Embodiments of the present invention relate to an image capture unit and methods of manufacture.
An image capturing unit 20 comprises a lens module 24 which directs an image onto an image sensor 28, as shown in FIG. 1. The lens module 24 comprises a lens 30 mounted in a lens barrel 32. The image sensor 28 comprises a CCD or CMOS array 36 having an image receiving side 38 that converts an incident image, which may be light, infra-red or other radiation, into an electronic signal. Typically, the image sensor 28 is enclosed in a package 40, and is fabricated by chip on board (COB), tape carrier package (TCP), or chip on glass (COG) methods. A holder 42 joins and aligns the lens module 24 to the image sensor package 40. The image capture unit 20 is used in, for example, electronic devices such as mobile phones, personal digital assistants, remote sensors, signal transmitting cameras; medical devices; and such applications such as lens for car security system.
However, it is difficult to fabricate conventional image units 20 at ever smaller sizes while still providing structural integrity, reliability, and ease of manufacturing and assembly. For example, conventional lens barrels 32 and the holders 42 are often made of injection molded plastic to facilitate mass production. However, injection molded lens barrels 32 and holders 42 are often difficult to fabricate to the precise dimensions needed to hold and align very small lenses having diameters of less than 1.5 mm. In addition, injection molding processes often form undesirable artifacts on the surfaces of the lens barrel 32, such as bumps and rounds, which interfere with subsequent assembly of a lens 30 into the lens barrel 32 and can even cause the lens to deviate from its proper position. Also, such plastic components often cannot withstand the high temperatures needed for fabricating other structures of the image capture units, such as for example, the temperatures used in semiconductor fabrication process such as a reflow process in wafer level packaging.

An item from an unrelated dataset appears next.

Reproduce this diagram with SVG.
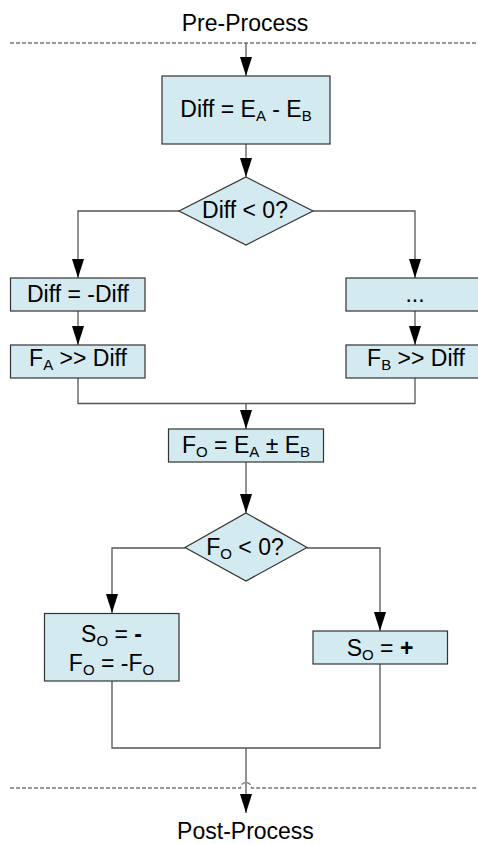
<svg xmlns="http://www.w3.org/2000/svg" width="478" height="844" viewBox="0 0 478 844">
<style>
  text { font-family: "Liberation Sans", Arial, sans-serif; font-size: 23px; fill: #000; text-anchor: middle; }
  .sub { font-size: 15px; }
  .b { font-weight: bold; }
  .box { fill: #d2eaf0; stroke: #333; stroke-width: 1.2; }
  .conn { fill: none; stroke: #555; stroke-width: 1.3; }
  .dash { fill: none; stroke: #777; stroke-width: 1.3; stroke-dasharray: 4 2; }
</style>
<defs>
  <marker id="arr" markerUnits="userSpaceOnUse" markerWidth="19" markerHeight="12" refX="19" refY="6" orient="auto">
    <path d="M0,0 L19,6 L0,12 z" fill="#000"/>
  </marker>
</defs>
<rect width="478" height="844" fill="#fff"/>

<g id="separators">
  <line class="dash" x1="10" y1="43" x2="478" y2="43"/>
  <path class="dash" d="M10,788 H240.5 A5.5,5.5 0 0 1 251.5,788 H478"/>
</g>

<g id="pre"><text x="245" y="30.5">Pre-Process</text></g>
<g id="post"><text x="245.5" y="838.5">Post-Process</text></g>

<g id="connectors">
  <path class="conn" d="M246,43 V76" marker-end="url(#arr)"/>
  <path class="conn" d="M246,144 V177" marker-end="url(#arr)"/>
  <path class="conn" d="M179,211 H78 V278" marker-end="url(#arr)"/>
  <path class="conn" d="M313,211 H415 V278" marker-end="url(#arr)"/>
  <path class="conn" d="M78,311 V345" marker-end="url(#arr)"/>
  <path class="conn" d="M415,311 V345" marker-end="url(#arr)"/>
  <path class="conn" d="M78,378 V403.5 H415 V378"/>
  <path class="conn" d="M246,403.5 V429" marker-end="url(#arr)"/>
  <path class="conn" d="M246,462 V513" marker-end="url(#arr)"/>
  <path class="conn" d="M185,548 H112 V613" marker-end="url(#arr)"/>
  <path class="conn" d="M307,548 H380 V631" marker-end="url(#arr)"/>
  <path class="conn" d="M112,681 V748 H380 V664"/>
  <path class="conn" d="M246,748 V813" marker-end="url(#arr)"/>
</g>

<g id="diff">
  <rect class="box" x="162" y="76" width="168" height="68"/>
  <text x="246" y="117">Diff = E<tspan class="sub" dy="4">A</tspan><tspan dy="-4"> - E</tspan><tspan class="sub" dy="4">B</tspan></text>
</g>

<g id="dec1">
  <polygon class="box" points="246,177 313,211 246,245 179,211"/>
  <text x="245" y="218">Diff &lt; 0?</text>
</g>

<g id="negdiff">
  <rect class="box" x="10.5" y="278" width="134.5" height="33"/>
  <text x="78" y="302">Diff = -Diff</text>
</g>

<g id="shiftA">
  <rect class="box" x="10.5" y="345" width="134.5" height="33"/>
  <text x="78" y="366">F<tspan class="sub" dy="4">A</tspan><tspan dy="-4"> &gt;&gt; Diff</tspan></text>
</g>

<g id="dots">
  <rect class="box" x="346" y="278" width="138" height="33"/>
  <text x="415" y="302">...</text>
</g>

<g id="shiftB">
  <rect class="box" x="346" y="345" width="138" height="33"/>
  <text x="416" y="366">F<tspan class="sub" dy="4">B</tspan><tspan dy="-4"> &gt;&gt; Diff</tspan></text>
</g>

<g id="sum">
  <rect class="box" x="168.5" y="429" width="155" height="33"/>
  <text x="246" y="453">F<tspan class="sub" dy="4">O</tspan><tspan dy="-4"> = E</tspan><tspan class="sub" dy="4">A</tspan><tspan dy="-4"> ± E</tspan><tspan class="sub" dy="4">B</tspan></text>
</g>

<g id="dec2">
  <polygon class="box" points="246,513 307,547.5 246,581 185,547.5"/>
  <text x="245" y="555">F<tspan class="sub" dy="4">O</tspan><tspan dy="-4"> &lt; 0?</tspan></text>
</g>

<g id="neg">
  <rect class="box" x="44.5" y="613.5" width="134.5" height="67.5"/>
  <text x="111.5" y="641.5">S<tspan class="sub" dy="4">O</tspan><tspan dy="-4"> = </tspan><tspan class="b">-</tspan></text>
  <text x="111.5" y="671">F<tspan class="sub" dy="4">O</tspan><tspan dy="-4"> = -F</tspan><tspan class="sub" dy="4">O</tspan></text>
</g>

<g id="pos">
  <rect class="box" x="313" y="631" width="134.5" height="33"/>
  <text x="380" y="656">S<tspan class="sub" dy="4">O</tspan><tspan dy="-4"> = </tspan><tspan class="b">+</tspan></text>
</g>
</svg>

It is also often difficult to align or correctly position a lens 30 in a lens barrel 32 during manufacturing. In one process, a scale is printed on the inside surface 44 of the lens barrel 32 and the lens 30 is positioned to a point on the scale. However, even with this method, it is often difficult to properly position the lens 30 at an exact position on the scale as it is difficult to read the scale from outside the lens barrel 32. Further, it is even more difficult to position multiple lenses 30 in a lens barrel 32, as the individual lenses can be misaligned relative to one another or to the image receiving surface 38 of the image sensor 28.

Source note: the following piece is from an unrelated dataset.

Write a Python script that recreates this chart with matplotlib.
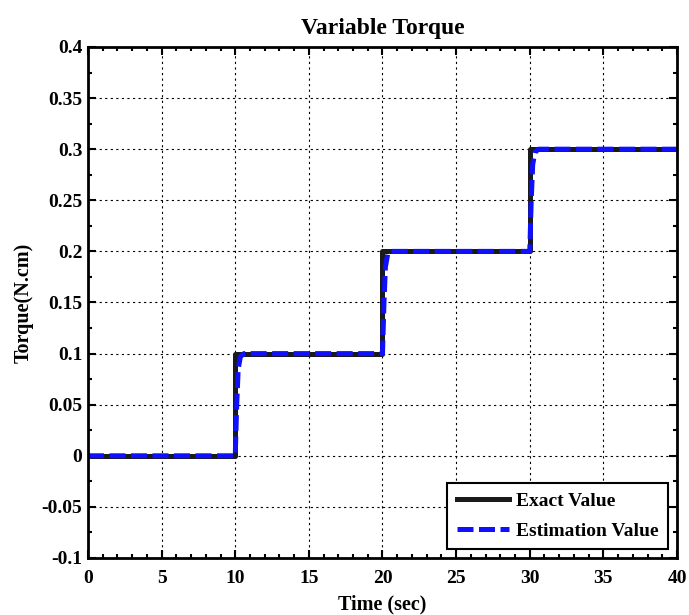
import matplotlib.pyplot as plt
from matplotlib.ticker import MultipleLocator

# exact torque steps
t_exact = [0, 10, 10, 20, 20, 30, 30, 40]
tq_exact = [0, 0, 0.1, 0.1, 0.2, 0.2, 0.3, 0.3]

# estimated torque (short lag after each step)
t_est = [0, 10.0, 10.1, 10.2, 10.35, 10.6, 20.0, 20.1, 20.2, 20.35, 20.6,
         30.0, 30.1, 30.2, 30.35, 30.6, 40]
tq_est = [0, 0, 0.05, 0.085, 0.097, 0.1, 0.1, 0.15, 0.185, 0.197, 0.2,
          0.2, 0.25, 0.285, 0.297, 0.3, 0.3]

plt.rcParams["font.family"] = ["Liberation Serif", "DejaVu Serif"]
plt.rcParams["font.weight"] = "bold"

fig = plt.figure(figsize=(6.89, 6.15), dpi=100)
ax = fig.add_axes([0.1277, 0.0927, 0.8549, 0.8309])

ax.plot(t_exact, tq_exact, color="#1a1a1a", lw=3.6, label="Exact Value")
ax.plot(t_est, tq_est, color="#1010ff", lw=3.6, ls=(0, (3.2, 1.1)),
        label="Estimation Value")

ax.set_xlim(0, 40)
ax.set_ylim(-0.1, 0.4)
ax.xaxis.set_major_locator(MultipleLocator(5))
ax.xaxis.set_minor_locator(MultipleLocator(1))
ax.yaxis.set_major_locator(MultipleLocator(0.05))
ax.yaxis.set_minor_locator(MultipleLocator(0.025))
ax.set_yticklabels([f"{v:g}" for v in ax.get_yticks()])
ax.tick_params(which="both", direction="in", top=True, right=True,
               labelsize=14, width=1.5)
ax.tick_params(which="major", length=6, pad=4)
ax.tick_params(axis="x", which="major", pad=9)
ax.tick_params(which="minor", length=3)
for sp in ax.spines.values():
    sp.set_linewidth(2)
ax.grid(True, which="major", color="black", ls=(0, (2, 3)), lw=0.8)

ax.set_title("Variable Torque", fontsize=17, fontweight="bold", pad=9)
ax.set_xlabel("Time (sec)", fontsize=14.5, fontweight="bold", labelpad=5)
ax.set_ylabel("Torque(N.cm)", fontsize=14.5, fontweight="bold", labelpad=6)

leg = ax.legend(loc="lower right", fontsize=14, handlelength=2.7,
                handletextpad=0.35, fancybox=False, framealpha=1,
                edgecolor="black", borderaxespad=0.45, labelspacing=0.6,
                borderpad=0.5)
leg.get_frame().set_linewidth(1.5)

fig.savefig("out.png", dpi=100)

Conventional image capturing units 20 are also difficult to assemble with proper alignment of the lens modules 24 and image sensors 28. For example, during assembly of the lens module 24 to an image sensor 28, fine dust falling on the image receiving surface 36 of the image sensor 28 can contaminate the surface and give rise to marks on resultant image signals. In addition, assembly of each image capturing unit 20 by manually assembling each lens 30 in a lens barrel 32, and then attaching the lens barrel 32 to an image sensor 28, is also labor intensive and involves many fine alignment steps during which one or more of the components can become misaligned. Alignment and contamination problems can also arise during assembly of a completed lens module 24 to a package 40 containing an image sensor 28, and attachment with an adhesive. The lens 30 has to be mounted at a precise distance from the image receiving surface 38 of the image sensor 28 to provide a suitable focal length. However, such assembly processes often fail to provide the precise alignment or distance of each lens module 24 and image sensor 28.
Thus it is desirable to have image capture units with lens and lens modules which have small sizes and precise dimensions. It is also desirable to have a method of manufacturing the lens modules that facilitates alignment of a lens in a lens barrel. It is also desirable to have a method attaching and aligning a lens module to an image sensor which reduces contamination, provides good alignment and focal distances, and still maintains a reasonable cost of assembly and fabrication.